__Task goal__. Could you retype the lines below, starting at the line holding "Generate a Python" and stopping at the line holding "import seaborn as sns", inclusive? Copy them exactly and drop the images.

__Raw records__.
◇ ◇ ◇ ◇ ◇
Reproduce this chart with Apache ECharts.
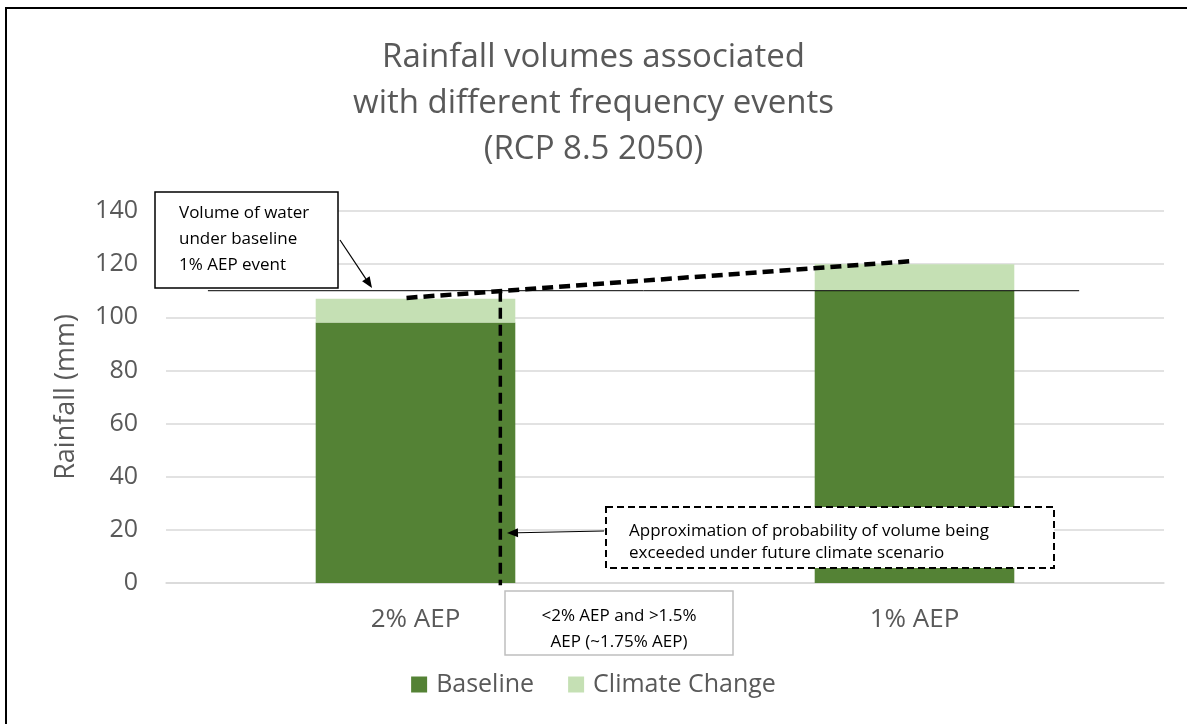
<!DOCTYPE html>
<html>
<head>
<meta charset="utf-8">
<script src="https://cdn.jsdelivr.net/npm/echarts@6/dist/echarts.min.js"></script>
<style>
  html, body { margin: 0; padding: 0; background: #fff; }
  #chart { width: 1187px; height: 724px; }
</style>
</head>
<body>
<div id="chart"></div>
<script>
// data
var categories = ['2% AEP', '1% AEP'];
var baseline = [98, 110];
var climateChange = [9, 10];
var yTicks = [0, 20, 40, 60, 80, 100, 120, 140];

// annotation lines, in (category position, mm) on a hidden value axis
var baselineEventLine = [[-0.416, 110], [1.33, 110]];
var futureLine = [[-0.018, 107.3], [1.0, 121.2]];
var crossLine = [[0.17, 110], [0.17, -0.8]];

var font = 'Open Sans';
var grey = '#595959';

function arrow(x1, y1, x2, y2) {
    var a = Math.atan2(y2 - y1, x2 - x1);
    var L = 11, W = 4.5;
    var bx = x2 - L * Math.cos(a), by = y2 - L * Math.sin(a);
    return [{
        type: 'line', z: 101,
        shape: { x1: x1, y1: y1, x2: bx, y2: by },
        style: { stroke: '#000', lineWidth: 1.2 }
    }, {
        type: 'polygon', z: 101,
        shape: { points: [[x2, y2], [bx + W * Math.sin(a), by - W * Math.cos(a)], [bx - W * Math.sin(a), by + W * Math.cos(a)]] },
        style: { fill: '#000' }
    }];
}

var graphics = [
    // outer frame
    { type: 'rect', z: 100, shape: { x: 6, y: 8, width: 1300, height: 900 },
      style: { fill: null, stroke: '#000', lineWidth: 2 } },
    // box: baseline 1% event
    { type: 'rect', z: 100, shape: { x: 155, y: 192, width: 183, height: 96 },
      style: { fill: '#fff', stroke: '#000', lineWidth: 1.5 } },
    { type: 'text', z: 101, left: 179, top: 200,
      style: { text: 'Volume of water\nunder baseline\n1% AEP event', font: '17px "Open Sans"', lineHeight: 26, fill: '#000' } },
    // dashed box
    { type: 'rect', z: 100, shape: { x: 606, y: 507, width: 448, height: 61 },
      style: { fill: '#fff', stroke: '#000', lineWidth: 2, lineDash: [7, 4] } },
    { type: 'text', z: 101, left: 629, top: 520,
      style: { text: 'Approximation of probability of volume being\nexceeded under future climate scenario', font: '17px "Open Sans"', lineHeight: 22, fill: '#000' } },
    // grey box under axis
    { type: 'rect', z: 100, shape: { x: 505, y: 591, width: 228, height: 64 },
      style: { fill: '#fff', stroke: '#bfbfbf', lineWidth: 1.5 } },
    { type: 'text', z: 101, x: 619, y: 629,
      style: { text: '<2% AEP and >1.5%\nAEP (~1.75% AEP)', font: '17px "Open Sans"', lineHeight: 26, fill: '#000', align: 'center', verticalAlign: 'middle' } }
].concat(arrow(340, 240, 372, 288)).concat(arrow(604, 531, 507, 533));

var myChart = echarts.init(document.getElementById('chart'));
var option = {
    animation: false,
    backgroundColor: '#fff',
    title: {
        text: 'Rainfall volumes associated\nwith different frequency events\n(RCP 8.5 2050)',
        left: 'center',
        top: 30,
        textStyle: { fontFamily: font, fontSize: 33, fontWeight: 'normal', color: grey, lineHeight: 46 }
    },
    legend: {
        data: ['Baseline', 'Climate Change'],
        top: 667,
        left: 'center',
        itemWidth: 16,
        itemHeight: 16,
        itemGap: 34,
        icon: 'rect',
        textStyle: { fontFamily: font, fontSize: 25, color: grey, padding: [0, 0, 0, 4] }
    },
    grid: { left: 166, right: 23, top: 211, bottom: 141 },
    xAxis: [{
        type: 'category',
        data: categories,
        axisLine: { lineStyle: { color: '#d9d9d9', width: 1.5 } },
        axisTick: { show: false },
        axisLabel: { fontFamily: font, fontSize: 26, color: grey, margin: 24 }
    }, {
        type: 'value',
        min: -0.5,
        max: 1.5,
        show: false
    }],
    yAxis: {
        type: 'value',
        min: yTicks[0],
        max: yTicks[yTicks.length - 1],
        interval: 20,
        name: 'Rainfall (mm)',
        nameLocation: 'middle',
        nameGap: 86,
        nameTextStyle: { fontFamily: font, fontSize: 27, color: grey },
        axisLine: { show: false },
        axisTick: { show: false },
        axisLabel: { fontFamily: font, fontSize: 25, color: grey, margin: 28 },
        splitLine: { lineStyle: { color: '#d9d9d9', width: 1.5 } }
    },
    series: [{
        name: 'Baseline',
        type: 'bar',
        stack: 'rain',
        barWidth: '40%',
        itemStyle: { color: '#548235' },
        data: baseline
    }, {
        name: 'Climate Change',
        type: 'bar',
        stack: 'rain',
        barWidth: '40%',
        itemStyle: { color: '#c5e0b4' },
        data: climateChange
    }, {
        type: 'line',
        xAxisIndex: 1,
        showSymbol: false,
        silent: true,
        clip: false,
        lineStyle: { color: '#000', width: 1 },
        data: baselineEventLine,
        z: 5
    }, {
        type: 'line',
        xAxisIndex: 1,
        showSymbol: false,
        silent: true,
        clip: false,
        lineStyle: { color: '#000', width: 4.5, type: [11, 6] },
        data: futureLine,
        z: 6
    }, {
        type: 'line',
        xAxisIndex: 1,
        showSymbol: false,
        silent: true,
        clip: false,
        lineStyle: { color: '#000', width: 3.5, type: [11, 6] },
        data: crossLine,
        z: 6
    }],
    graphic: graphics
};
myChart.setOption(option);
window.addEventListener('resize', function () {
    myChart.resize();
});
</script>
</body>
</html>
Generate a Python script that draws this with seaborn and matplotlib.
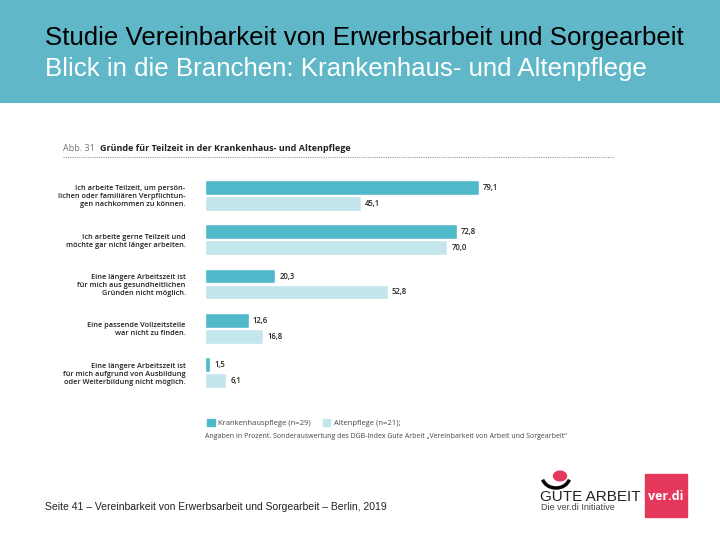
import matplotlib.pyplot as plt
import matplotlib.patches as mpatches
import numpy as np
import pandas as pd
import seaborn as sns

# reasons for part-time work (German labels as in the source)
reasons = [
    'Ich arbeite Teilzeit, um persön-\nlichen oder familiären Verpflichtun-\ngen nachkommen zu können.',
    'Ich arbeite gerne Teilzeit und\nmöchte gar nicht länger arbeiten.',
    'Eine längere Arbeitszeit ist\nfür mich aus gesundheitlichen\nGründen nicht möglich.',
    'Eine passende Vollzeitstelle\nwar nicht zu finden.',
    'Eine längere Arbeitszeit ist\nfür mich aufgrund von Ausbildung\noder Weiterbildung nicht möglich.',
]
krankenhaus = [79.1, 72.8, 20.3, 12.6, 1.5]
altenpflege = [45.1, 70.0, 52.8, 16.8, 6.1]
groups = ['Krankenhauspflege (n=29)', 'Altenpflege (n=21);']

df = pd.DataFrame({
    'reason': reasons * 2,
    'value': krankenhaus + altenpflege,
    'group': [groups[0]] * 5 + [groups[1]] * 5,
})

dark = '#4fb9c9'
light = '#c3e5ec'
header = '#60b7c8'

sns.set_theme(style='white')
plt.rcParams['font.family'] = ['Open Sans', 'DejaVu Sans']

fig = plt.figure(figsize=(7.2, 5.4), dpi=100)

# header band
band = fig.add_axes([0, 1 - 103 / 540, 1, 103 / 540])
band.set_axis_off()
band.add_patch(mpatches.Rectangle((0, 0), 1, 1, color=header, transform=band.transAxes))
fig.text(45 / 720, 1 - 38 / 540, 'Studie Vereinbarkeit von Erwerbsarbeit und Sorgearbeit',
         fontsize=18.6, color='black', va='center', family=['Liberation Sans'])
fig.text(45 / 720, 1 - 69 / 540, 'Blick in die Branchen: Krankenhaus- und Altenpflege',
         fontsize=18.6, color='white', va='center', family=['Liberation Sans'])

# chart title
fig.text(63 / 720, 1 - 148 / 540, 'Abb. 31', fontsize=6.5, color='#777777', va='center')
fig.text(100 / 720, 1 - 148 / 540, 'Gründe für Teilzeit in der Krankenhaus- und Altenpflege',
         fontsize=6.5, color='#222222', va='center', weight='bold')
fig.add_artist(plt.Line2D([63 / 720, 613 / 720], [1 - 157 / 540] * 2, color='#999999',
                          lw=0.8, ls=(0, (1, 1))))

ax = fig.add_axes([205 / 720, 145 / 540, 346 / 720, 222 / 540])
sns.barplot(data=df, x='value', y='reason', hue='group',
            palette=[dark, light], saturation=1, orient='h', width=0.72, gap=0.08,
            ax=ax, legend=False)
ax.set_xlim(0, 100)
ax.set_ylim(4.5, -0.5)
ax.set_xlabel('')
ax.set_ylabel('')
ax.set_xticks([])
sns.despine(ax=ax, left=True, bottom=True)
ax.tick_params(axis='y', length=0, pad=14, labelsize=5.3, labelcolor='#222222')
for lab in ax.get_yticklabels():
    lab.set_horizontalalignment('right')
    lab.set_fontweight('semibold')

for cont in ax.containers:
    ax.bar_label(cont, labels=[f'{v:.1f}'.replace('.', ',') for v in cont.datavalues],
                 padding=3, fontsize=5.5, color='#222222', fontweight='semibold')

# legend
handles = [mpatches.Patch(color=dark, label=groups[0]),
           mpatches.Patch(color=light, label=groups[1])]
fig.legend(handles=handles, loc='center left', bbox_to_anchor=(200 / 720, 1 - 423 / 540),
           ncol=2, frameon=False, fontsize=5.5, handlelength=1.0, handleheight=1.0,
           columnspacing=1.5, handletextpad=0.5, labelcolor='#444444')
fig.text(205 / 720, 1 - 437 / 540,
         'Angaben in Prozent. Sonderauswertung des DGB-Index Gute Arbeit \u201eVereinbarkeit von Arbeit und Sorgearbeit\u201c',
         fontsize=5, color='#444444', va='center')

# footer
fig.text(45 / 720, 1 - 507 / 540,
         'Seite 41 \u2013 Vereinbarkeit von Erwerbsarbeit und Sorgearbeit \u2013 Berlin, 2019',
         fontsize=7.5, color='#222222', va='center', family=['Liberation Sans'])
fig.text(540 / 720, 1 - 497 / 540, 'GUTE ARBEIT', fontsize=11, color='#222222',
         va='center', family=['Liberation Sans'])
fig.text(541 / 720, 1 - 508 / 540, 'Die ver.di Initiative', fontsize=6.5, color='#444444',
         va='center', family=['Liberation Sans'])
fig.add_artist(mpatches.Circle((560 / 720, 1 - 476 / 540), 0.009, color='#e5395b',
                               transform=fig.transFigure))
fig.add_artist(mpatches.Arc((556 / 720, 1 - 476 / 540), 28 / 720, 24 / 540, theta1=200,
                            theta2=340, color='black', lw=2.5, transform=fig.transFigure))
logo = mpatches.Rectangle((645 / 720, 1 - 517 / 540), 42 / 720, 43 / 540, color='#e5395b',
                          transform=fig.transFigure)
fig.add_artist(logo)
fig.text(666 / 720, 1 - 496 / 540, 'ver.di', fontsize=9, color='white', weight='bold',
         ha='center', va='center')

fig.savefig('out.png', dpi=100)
◇ ◇ ◇ ◇ ◇
__Output of the task__.
Generate a Python script that draws this with seaborn and matplotlib.
import matplotlib.pyplot as plt
import matplotlib.patches as mpatches
import numpy as np
import pandas as pd
import seaborn as sns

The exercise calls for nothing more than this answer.